O Observatório do Código Florestal analisa ainda dispositivos introduzidos na lei que dificultam a adesão ao Programa de Regularização Ambiental. De acordo com a nota técnica, o novo processo estabelecido pelo texto aprovado pela Câmara elimina z busca voluntária do titular do imóvel rural pela regularização de seu passivo, obrigando o Estado a analisar, identificar o passivo e convocar o proprietário ou possuidor do imóvel rural irregular para aderir ao PRA. “As alterações têm o potencial de gerar novas judicializações, perpetuando-se o cenário de insegurança jurídica”, afirma o documento, lembrando que o Código Florestal está em vigor desde 2012 e já teve sua constitucionalidade atestada pelo STF.
A nota técnica do Observatório do Código Florestal conclui que, como ainda são muitos os imóveis já inscritos no CAR mas sem adesão ao PRA e o processo estabelecido pelo Poder Público foi “pouco claro e moroso”, a prorrogação do prazo de adesão é conveniente. “Contudo, tal prorrogação deve manter o equilíbrio entre penalidades e benefícios, em respeito à Constituição de República”, frisa o documento, acrescentando que cabe ao Senado Federal alterar o texto aprovado na Câmara “para que alcance efetivamente seus objetivos”.
Jabutis ameaçadores
O Observatório do Código Florestal afirma ainda que o texto do PLV introduz dispositivos que tratam de matérias inteiramente alheias àquela tratada na MP original – os chamados jabutis no jargão legislativo.
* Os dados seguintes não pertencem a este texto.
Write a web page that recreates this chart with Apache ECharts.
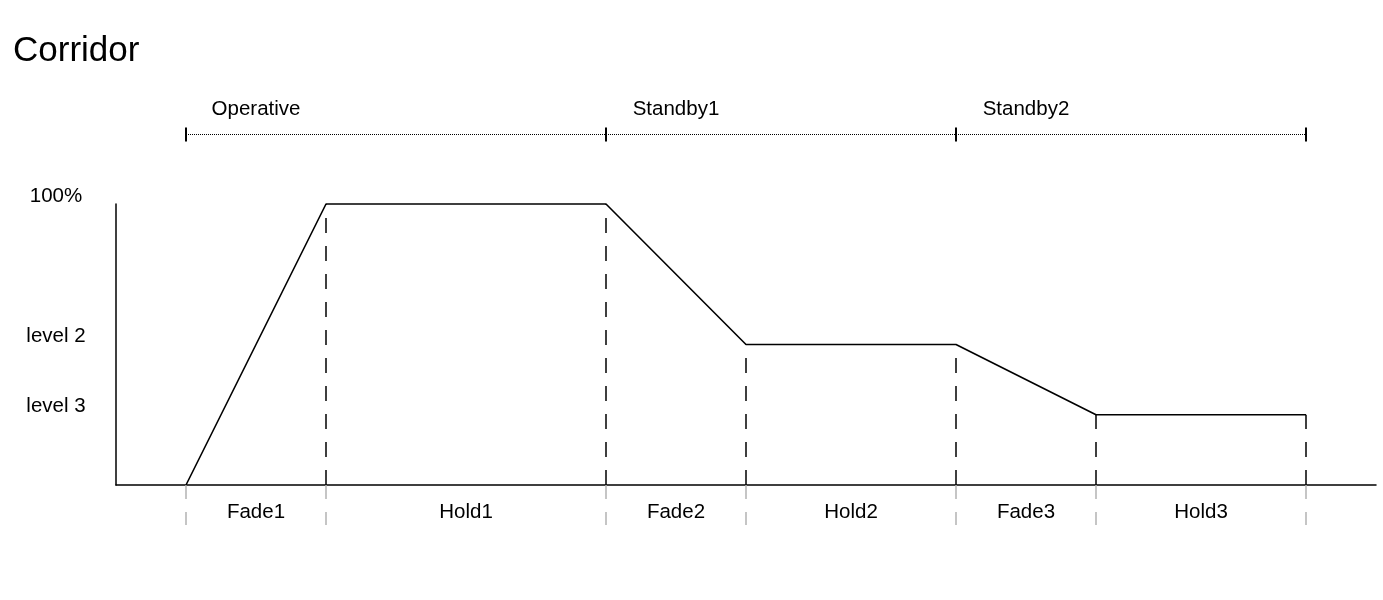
<!DOCTYPE html>
<html>
<head>
<meta charset="utf-8">
<script src="https://cdn.jsdelivr.net/npm/echarts@6/dist/echarts.min.js"></script>
<style>
  html, body { margin: 0; padding: 0; background: #fff; }
  #chart { width: 1383px; height: 600px; }
</style>
</head>
<body>
<div id="chart"></div>
<script>
// ---- data ----
const breakX = [0, 2, 6, 8, 11, 13, 16];
const levelY = [0, 100, 100, 50, 50, 25, 25];
const segmentNames = ['Fade1', 'Hold1', 'Fade2', 'Hold2', 'Fade3', 'Hold3'];
const phaseNames = ['Operative', 'Standby1', 'Standby2'];
const phaseBounds = [0, 6, 11, 16];
const levelTicks = [100, 50, 25];
const levelNames = ['100%', 'level 2', 'level 3'];

// ---- derived ----
const FONT = 'Liberation Sans, Arial, sans-serif';
const curve = breakX.map((x, i) => [x, levelY[i]]);
const segMids = segmentNames.map((_, i) => (breakX[i] + breakX[i + 1]) / 2);
const phaseLabelAt = phaseNames.map((_, i) => {
  const k = breakX.indexOf(phaseBounds[i]);
  return (breakX[k] + breakX[k + 1]) / 2;
});
const findName = (vals, names, v) => {
  for (let i = 0; i < vals.length; i++) if (Math.abs(vals[i] - v) < 1e-6) return names[i];
  return '';
};

const chart = echarts.init(document.getElementById('chart'), null, { renderer: 'canvas' });
chart.setOption({
  animation: false,
  backgroundColor: '#fff',
  title: {
    text: 'Corridor',
    left: 13, top: 34, padding: 0,
    textStyle: { fontFamily: FONT, fontSize: 35, fontWeight: 'normal', color: '#000' }
  },
  grid: [
    { left: 116, right: 7, top: 204, bottom: 115, containLabel: false, outerBoundsMode: 'none' },
    { left: 116, right: 7, top: 127.5, height: 14, containLabel: false, outerBoundsMode: 'none' }
  ],
  xAxis: [
    {
      type: 'value', gridIndex: 0, min: -1, max: 17,
      splitLine: { show: false },
      axisLine: { show: true, onZero: false, lineStyle: { color: '#000', width: 1.5 } },
      axisTick: {
        show: true, customValues: breakX, length: 40,
        lineStyle: { color: '#b3b3b3', width: 1.5, type: [14, 13] }
      },
      axisLabel: {
        customValues: segMids,
        formatter: v => findName(segMids, segmentNames, v),
        margin: 27, verticalAlign: 'middle',
        fontFamily: FONT, fontSize: 20.5, color: '#000'
      }
    },
    {
      type: 'value', gridIndex: 1, min: -1, max: 17, position: 'top',
      splitLine: { show: false },
      axisLine: { show: false },
      axisTick: { show: false },
      axisLabel: {
        customValues: phaseLabelAt,
        formatter: v => findName(phaseLabelAt, phaseNames, v),
        margin: 18, verticalAlign: 'middle',
        fontFamily: FONT, fontSize: 20.5, color: '#000'
      }
    }
  ],
  yAxis: [
    {
      type: 'value', gridIndex: 0, min: 0, max: 100,
      splitLine: { show: false },
      axisLine: { show: true, onZero: false, lineStyle: { color: '#000', width: 1.5 } },
      axisTick: { show: false },
      axisLabel: {
        customValues: levelTicks,
        formatter: v => findName(levelTicks, levelNames, v),
        align: 'center', margin: 60, verticalAlign: 'bottom',
        lineHeight: 16,
        fontFamily: FONT, fontSize: 20.5, color: '#000'
      }
    },
    { type: 'value', gridIndex: 1, min: -1, max: 1, show: false }
  ],
  series: [
    {
      type: 'line', xAxisIndex: 0, yAxisIndex: 0,
      data: curve, symbol: 'none', clip: false, silent: true,
      lineStyle: { color: '#000', width: 1.6 },
      markLine: {
        silent: true, symbol: ['none', 'none'], animation: false,
        label: { show: false },
        lineStyle: { color: '#000', width: 1.5, type: [15, 13] },
        emphasis: { disabled: true },
        data: curve.slice(1).map(p => [{ coord: [p[0], 0] }, { coord: [p[0], p[1]] }])
      }
    },
    {
      type: 'line', xAxisIndex: 1, yAxisIndex: 1,
      data: phaseBounds.map(x => [x, 0]), symbol: 'none', clip: false, silent: true,
      lineStyle: { color: '#000', width: 1, type: [1, 1] },
      markLine: {
        silent: true, symbol: ['none', 'none'], animation: false,
        label: { show: false },
        lineStyle: { color: '#000', width: 2, type: 'solid' },
        emphasis: { disabled: true },
        data: phaseBounds.map(x => [{ coord: [x, -1] }, { coord: [x, 1] }])
      }
    }
  ]
});
</script>
</body>
</html>
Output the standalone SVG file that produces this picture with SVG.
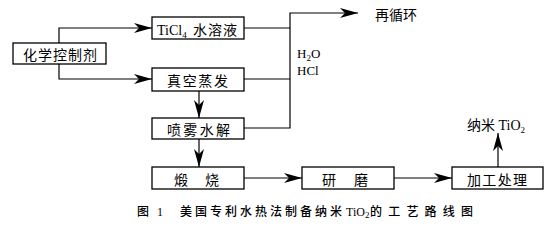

A nota lista os jabutis do texto aprovado na Câmara: extensão do conceito de área urbana para compreender perímetros urbanos definidos por lei municipal, regiões metropolitanas e aglomerações urbanas e transferência de toda a competência para regulamentar o uso e a ocupação das APPs urbanas exclusivamente para os planos diretores e leis de uso do solo dos Municípios; retirada da previsão de uma zona de amortecimento nas unidades de conservação que tenham áreas urbanas ao seu redor; fragilização da proteção da Mata Atlântica com alterações em oito pontos da Lei da Mata Atlântica, legislação instituída em 2006 para proteger o bioma, que segue do sul ao nordeste do Brasil e conta com apenas 12% da floresta original.
O texto aprovado permite derrubar a vegetação primária e secundária de Mata Atlântica – aquela que nasce no lugar da original – em estágio avançado de regeneração mesmo quando houver outra alternativa técnica e locacional para o empreendimento. Passou exclusivamente para os governos municipais a competência de autorizar o corte e a exploração de vegetação secundária em estágio médio de regeneração em áreas urbanas, se o município tiver conselho de meio ambiente e plano diretor. No caso de vegetação em estágio inicial de regeneração, em áreas urbanas e rurais, abre para que a autorização seja municipal.
Para Roberta del Giudice, transferir a responsabilidade da autorização de retirada da vegetação aos órgãos municipais dificulta o controle e fiscalização das ações. Malu Ribeiro, diretora de Políticas Públicas da SOS Mata Atlântica, também critica o texto aprovado: “O único bioma brasileiro que conta com uma lei especial foi desrespeitado por bancadas alheias às necessidades da sociedade neste momento de emergência climática”, destacou a ambientalista que participou de um protesto em frente ao Congresso Nacional contra as mudanças nas regras do Código Florestal e da Lei da Mata Atlântica.